Even structured data created by different applications might not be compatible, and may have to be converted into a uniform structure before it’s stored in the ECM content repository.

The typical solution to work with such varied formats of data is to use XML-based tools that include facilities to describe documents and their fields.

Capturing Metadata

Enterprise Content Management seeks to enable users to search, query, and analyze the content stored in its repository. Considering the huge volumes and variety of data stored in the repository, search capability of content becomes a big problem.

This can be improved by attaching metadata with each piece of content. Metadata include tags and descriptions to identify the content of the data.

Metadata need to serve different users searching the data with different analytical objectives.

Capture tools that can automatically capture metadata thus become high-value tools in an ECM environment.

Capturing Content Originating at Numerous Points

A large enterprise generates content in different formats from numerous locations. The locations might be different departments and functions or branch offices possibly spread all over the world.

Distributed capture technologies can save not only on costs, e.g., copying and shipping costs, but also make the content accessible much faster to users. In the case of paper documents, processes are streamlined and security improved by immediate conversion to electronic formats at the point of origin.

Lower costs, faster access, and streamlined processes lead to improved business results.
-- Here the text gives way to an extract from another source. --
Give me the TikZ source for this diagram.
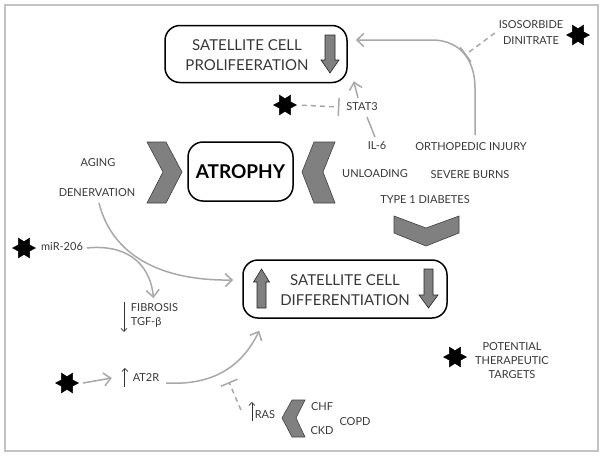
\documentclass[tikz,border=0pt]{standalone}
\usepackage{fontspec}
\setmainfont{Lato}
\usetikzlibrary{shapes.geometric,arrows.meta,calc}

\definecolor{lineGray}{RGB}{168,168,168}
\definecolor{textGray}{RGB}{55,55,55}
\definecolor{chevGray}{RGB}{128,128,128}
\definecolor{frameGray}{RGB}{195,195,195}

\tikzset{
  cellbox/.style={draw=black, line width=1.5pt, rounded corners=15pt, inner sep=0pt},
  bigtxt/.style={text=textGray, font=\fontsize{15}{20}\selectfont, align=center, inner sep=0.75pt},
  lbl/.style={text=textGray, font=\fontsize{11}{14}\selectfont, align=center, inner sep=0.75pt},
  target/.style={star, star points=6, star point ratio=1.8, shape border rotate=90, fill=black, draw=black, inner sep=0pt, minimum size=23pt},
  conn/.style={draw=lineGray, line width=1.5pt, -{Straight Barb[length=7pt,width=13pt]}},
  link/.style={draw=lineGray, line width=1.5pt},
  block/.style={draw=lineGray, line width=1.5pt, dash pattern=on 5pt off 4pt, -{Bar[width=18pt]}},
  updown/.style={draw=black!80, line width=0.7pt, -{Straight Barb[length=3pt,width=6pt]}},
  fatarrow/.style={fill=chevGray, draw=black!85, line width=0.6pt},
  chev/.style={fill=chevGray, draw=black!75, line width=0.6pt}
}

\begin{document}
\begin{tikzpicture}[x=1pt,y=-1pt]
\useasboundingbox (0,0) rectangle (604,456);

%Frame
\draw [frameGray, line width=1.3pt] (5,5) rectangle (598,451);

%Shape: Rounded boxes
\node [cellbox, minimum width=182pt, minimum height=57pt] (prolif) at (256,54) {};
\node [bigtxt] (prolifTxt) at (247,55) {SATELLITE CELL\\PROLIFEERATION};
\node [cellbox, minimum width=105pt, minimum height=59pt, font=\fontsize{19}{22}\selectfont\bfseries] (atrophy) at (240.5,171.5) {ATROPHY};
\node [cellbox, minimum width=204pt, minimum height=58pt] (diff) at (345,289) {};
\node [bigtxt] (diffTxt) at (345,290) {SATELLITE CELL\\DIFFERENTIATION};

%Shape: Arrows in boxes
\draw [fatarrow] (325,35) -- (335,35) -- (335,60) -- (339,60) -- (330,73) -- (321,60) -- (325,60) -- cycle;
\draw [fatarrow] (257,308) -- (266,308) -- (266,282) -- (269.5,282) -- (261.5,269) -- (253.5,282) -- (257,282) -- cycle;
\draw [fatarrow] (424,269) -- (433,269) -- (433,295) -- (438,295) -- (428.5,308) -- (419,295) -- (424,295) -- cycle;

%Shape: Chevrons
\draw [chev] (147,142) -- (166,142) -- (182,172) -- (166,203) -- (147,203) -- (163,172) -- cycle;
\draw [chev] (335,142) -- (314,142) -- (302,172) -- (314,203) -- (335,203) -- (323,172) -- cycle;
\draw [chev] (394,216) -- (426,228) -- (459,216) -- (459,233) -- (426,246) -- (394,233) -- cycle;
\draw [chev] (305,400) -- (292,400) -- (282,418) -- (292,437) -- (305,437) -- (296,418) -- cycle;

% Text Nodes
\node [lbl] (aging) at (98,163) {AGING};
\node [lbl] (denerv) at (97,193) {DENERVATION};
\node [lbl] (il6) at (377,146) {IL-6};
\node [lbl] (ortho) at (471,147) {ORTHOPEDIC INJURY};
\node [lbl] (unload) at (375,174) {UNLOADING};
\node [lbl] (burns) at (470,175) {SEVERE BURNS};
\node [lbl] (diabetes) at (425,200) {TYPE 1 DIABETES};
\node [lbl] (stat3) at (362,107) {STAT3};
\node [lbl, font=\fontsize{11}{16}\selectfont] (iso) at (531,33) {ISOSORBIDE\\DINITRATE};
\node [lbl] (mir) at (62,247) {miR-206};
\node [lbl, align=left, anchor=west] (fibro) at (130,316) {FIBROSIS\\TGF-β};
\node [lbl] (at2r) at (146,378) {AT2R};
\node [lbl] (ras) at (265,415) {RAS};
\node [lbl] (chf) at (322,407) {CHF};
\node [lbl] (ckd) at (322,431) {CKD};
\node [lbl] (copd) at (355,422) {COPD};
\node [lbl] (key) at (512,361) {POTENTIAL\\THERAPEUTIC\\TARGETS};

%Shape: Stars
\node [target] (starIso) at (578,35) {};
\node [target] (starStat) at (285,105) {};
\node [target] (starMir) at (24,248) {};
\node [target] (starAt) at (67,383) {};
\node [target] (starKey) at (455,357) {};

% Connectors
\coordinate (prolifIn) at ($(prolif.east)+(8,-14)$);
\coordinate (isoHit) at (465,55);
\coordinate (rasHit) at (229,382);
\draw [conn] ([xshift=4pt,yshift=7pt]ortho.north) -- (475,88) .. controls (475,60) and (460,40) .. (432,40) -- (prolifIn);
\draw [block] ([xshift=-3pt]iso.west) -- (isoHit);
\draw [block, shorten <=5pt] (starStat.east) -- ([xshift=-6pt]stat3.west);
\draw [link] ([xshift=-2pt,yshift=4pt]il6.north) -- ([xshift=5pt,yshift=-5pt]stat3.south);
\draw [conn] ([xshift=-4pt,yshift=4pt]stat3.north) -- ([xshift=6pt,yshift=2pt]prolif.south east);
\draw [conn] ([xshift=2pt,yshift=-5pt]denerv.south) .. controls (112,255) and (160,281) .. ([xshift=-9pt,yshift=9pt]diff.west);
\draw [conn] ([xshift=3pt,yshift=-1pt]mir.east) .. controls (125,244) and (150,262) .. ([xshift=-1pt,yshift=5pt]fibro.north);
\draw [updown] ([xshift=-6pt,yshift=1pt]fibro.north west) -- ([xshift=-6pt,yshift=-3pt]fibro.south west);
\draw [conn] ([xshift=4pt]starAt.east) -- ([xshift=-20pt]at2r.west);
\draw [updown] ([xshift=-7pt,yshift=-4pt]at2r.south west) -- ([xshift=-7pt,yshift=5pt]at2r.north west);
\draw [conn] ([xshift=6pt,yshift=-5pt]at2r.east) .. controls (220,386) and (245,360) .. ([xshift=17pt,yshift=-12pt]diff.south west);
\draw [block] ([xshift=-13pt,yshift=5pt]ras.west) -- (rasHit);
\draw [updown] ([xshift=-2pt,yshift=-1pt]ras.south west) -- ([xshift=-2pt,yshift=8pt]ras.north west);

\end{tikzpicture}
\end{document}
Also, in case of a natural or other kind of disaster, electronic data can be recovered through disaster-recovery procedures (provided the required procedures have been planned and implemented).

Capture Technologies

Scanning paper documents into electronic images and converting the images into machine-readable electronic documents is a key element of content capture in the ECM environment.

If the conversion is done immediately after the documents are created, relevant content becomes available on an enterprise-wide scale much faster. Content generated at some far-away branch office thus becomes immediately available to headquarters and other offices.

Converting into machine-readable format is accomplished using technologies like Optical Character Recognition—OCR. OCR comes in different flavors. Enhanced versions (likely to be more expensive) can work with odd-sized, double-sided, and even corrupted paper documents. Automatic language detection is another high-value capability in a global enterprise.

Reliability is important for OCR, as the possibility exists that similar characters might be converted wrongly, leading to unintelligible content.

Better capture tools and technologies are appearing in the market. For example, there are mail-room processors that can convert thousands of envelopes and their contents into scanned and text-recognized images with just one operator. Capabilities such as extracting documents from envelopes, detecting duplicate documents, e.g., duplicate invoicing, and automated sorting and scanning are available in more expensive models.

Increasingly, scanning facilities and post-scan image processing (and even content management) come bundled together. Such bundling provides high ROI on the investments, with savings in labor, and paper-handling costs.

Conclusion

In an Enterprise Content Management environment, capturing content is not a simple task. The capture functionality must deal with issues like huge volumes, varying document formats, numerous originating points for the content, different languages, and difficult-to-scan/read documents.